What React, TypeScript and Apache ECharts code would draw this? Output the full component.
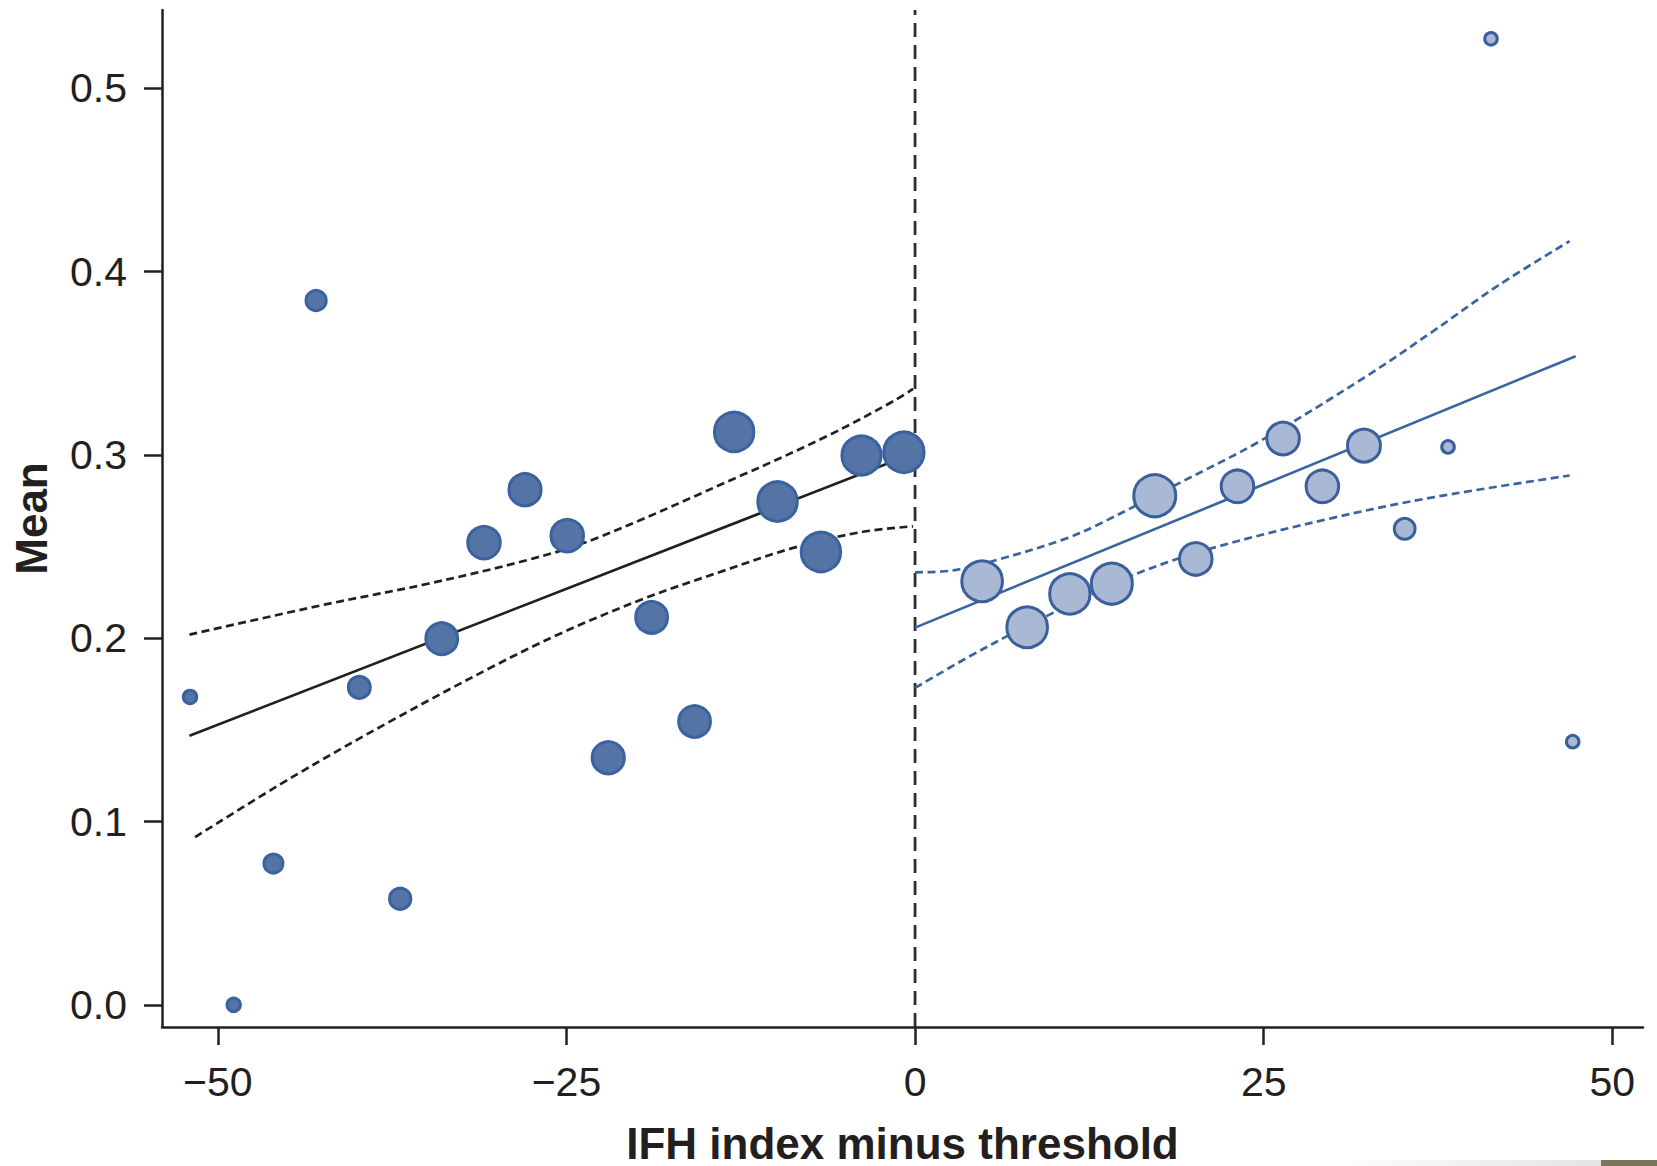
import React, { useEffect, useRef } from "react";
import * as echarts from "echarts";

// ---- data ----
const leftX = [-51.99, -48.86, -46.01, -42.95, -39.85, -36.92, -33.94, -30.91, -27.97, -24.94, -22.0, -18.89, -15.81, -12.97, -9.86, -6.75, -3.84, -0.8];
const leftY = [0.168, 0.0, 0.0771, 0.3843, 0.1732, 0.0579, 0.1998, 0.2522, 0.2811, 0.256, 0.1348, 0.2114, 0.1546, 0.3126, 0.2746, 0.2471, 0.2997, 0.3015];
const leftN = [10, 10, 18, 20, 23, 22, 45, 47, 46, 47, 46, 45, 45, 67, 67, 67, 66, 70];

const rightX = [4.81, 8.04, 11.1, 14.11, 17.19, 20.13, 23.12, 26.39, 29.21, 32.19, 35.11, 38.22, 41.3, 47.16];
const rightY = [0.2311, 0.206, 0.2242, 0.2298, 0.2778, 0.2433, 0.2829, 0.309, 0.2829, 0.3051, 0.2597, 0.3044, 0.5271, 0.1436];
const rightN = [71, 71, 70, 72, 75, 47, 47, 47, 47, 48, 21, 9, 9, 9];

const leftFit = [[-52.03, 0.1468], [-0.5, 0.2997]];
const leftUpper = [[-52.03, 0.202], [-42.19, 0.2186], [-35.02, 0.2296], [-27.85, 0.2426], [-23.07, 0.2539], [-12.32, 0.2893], [-6.34, 0.3102], [-1.57, 0.3293], [-0.14, 0.3361]];
const leftLower = [[-51.63, 0.0915], [-44.58, 0.1246], [-37.41, 0.1556], [-30.24, 0.1847], [-25.46, 0.2025], [-19.49, 0.2215], [-13.51, 0.2374], [-8.74, 0.2493], [-3.96, 0.2578], [-0.14, 0.2611]];

const rightFit = [[0, 0.2058], [47.37, 0.3539]];
const rightUpper = [[0, 0.236], [2.49, 0.2368], [6.08, 0.2432], [10.86, 0.2545], [13.25, 0.2625], [18.98, 0.2848], [24.72, 0.3075], [32.37, 0.343], [37.14, 0.3675], [41.92, 0.393], [46.94, 0.4167]];
const rightLower = [[0, 0.1729], [3.69, 0.1892], [7.27, 0.2038], [10.86, 0.2174], [15.63, 0.2345], [21.37, 0.2493], [29.97, 0.2657], [37.14, 0.2769], [46.94, 0.2888]];

const xTicks = [-50, -25, 0, 25, 50];
const yTicks = [0, 0.1, 0.2, 0.3, 0.4, 0.5];
const xRange = [-54, 52.2];
const yRange = [-0.0121, 0.5428];
const thresholdX = 0;

const INK = "#231f20";
const FONT = "'Liberation Sans', Arial, Helvetica, sans-serif";

export default function App() {
  const ref = useRef<HTMLDivElement>(null);
  useEffect(() => {
    document.body.style.margin = "0";
    document.body.style.overflow = "hidden";
    if (!ref.current) return;
    const chart = echarts.init(ref.current, null, { renderer: "svg" });
    const bw = 3;
    const sizeFn = (v: number[]) => 5.19 * Math.sqrt(v[2]) - bw;
    const dashed = (data: number[][], color: string) => ({
      type: "line",
      data,
      smooth: 0.35,
      showSymbol: false,
      symbol: "none",
      z: 2,
      silent: true,
      lineStyle: { color, width: 2.7, type: [8, 4.5] },
    });
    const solid = (data: number[][], color: string) => ({
      type: "line",
      data,
      showSymbol: false,
      symbol: "none",
      z: 2,
      silent: true,
      lineStyle: { color, width: 2.6 },
    });
    const option: any = {
      animation: false,
      backgroundColor: "#ffffff",
      grid: { left: 162, right: 14, top: 10, bottom: 139, containLabel: false, outerBoundsMode: "none" },
      xAxis: {
        type: "value",
        min: xRange[0],
        max: xRange[1],
        name: "IFH index minus threshold",
        nameLocation: "middle",
        nameGap: 94,
        nameTextStyle: { fontSize: 44, fontWeight: "bold", color: INK, fontFamily: FONT },
        axisLine: { show: true, onZero: false, lineStyle: { color: INK, width: 2.5 } },
        axisTick: { show: true, length: 18, customValues: xTicks, lineStyle: { color: INK, width: 2.5 } },
        axisLabel: {
          show: true,
          customValues: xTicks,
          margin: 34,
          fontSize: 41,
          color: INK,
          fontFamily: FONT,
          formatter: (v: number) => (v < 0 ? "\u2212" + Math.abs(v) : String(v)),
        },
        splitLine: { show: false },
      },
      yAxis: {
        type: "value",
        min: yRange[0],
        max: yRange[1],
        name: "Mean",
        nameLocation: "middle",
        nameGap: 109,
        nameTextStyle: { fontSize: 44, fontWeight: "bold", color: INK, fontFamily: FONT },
        axisLine: { show: true, onZero: false, lineStyle: { color: INK, width: 2.5 } },
        axisTick: { show: true, length: 18, customValues: yTicks, lineStyle: { color: INK, width: 2.5 } },
        axisLabel: {
          show: true,
          customValues: yTicks,
          margin: 35,
          fontSize: 41,
          color: INK,
          fontFamily: FONT,
          formatter: (v: number) => v.toFixed(1),
        },
        splitLine: { show: false },
      },
      series: [
        {
          type: "line",
          data: [[thresholdX, yRange[0]], [thresholdX, yRange[1]]],
          symbol: "none",
          z: 1,
          silent: true,
          lineStyle: { color: "#2e2e2e", width: 2.8, type: [14, 8] },
        },
        solid(leftFit, INK),
        dashed(leftUpper, INK),
        dashed(leftLower, INK),
        solid(rightFit, "#3a64a0"),
        dashed(rightUpper, "#3a64a0"),
        dashed(rightLower, "#3a64a0"),
        {
          type: "scatter",
          z: 5,
          data: leftX.map((x, i) => [x, leftY[i], leftN[i]]),
          symbolSize: sizeFn,
          itemStyle: { color: "#5374a5", borderColor: "#3a62a0", borderWidth: bw, opacity: 1 },
        },
        {
          type: "scatter",
          z: 5,
          data: rightX.map((x, i) => [x, rightY[i], rightN[i]]),
          symbolSize: sizeFn,
          itemStyle: { color: "#a9b8d3", borderColor: "#3a5f9c", borderWidth: bw, opacity: 1 },
        },
      ],
      graphic: [
        {
          type: "rect",
          left: 1320,
          top: 1160,
          shape: { width: 281, height: 6 },
          style: {
            fill: new echarts.graphic.LinearGradient(0, 0, 1, 0, [
              { offset: 0, color: "#ffffff" },
              { offset: 1, color: "#e4e4e4" },
            ]),
          },
          silent: true,
        },
        {
          type: "rect",
          left: 1601,
          top: 1160,
          shape: { width: 56, height: 6 },
          style: { fill: "#7d7359" },
          silent: true,
        },
      ],
    };
    chart.setOption(option);
    return () => chart.dispose();
  }, []);
  return <div ref={ref} style={{ width: 1657, height: 1166 }} />;
}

============================================================

Pick out every line of the listing containing the word "React", and show those lines.

What React, TypeScript and Apache ECharts code would draw this? Output the full component.
import React, { useEffect, useRef } from "react";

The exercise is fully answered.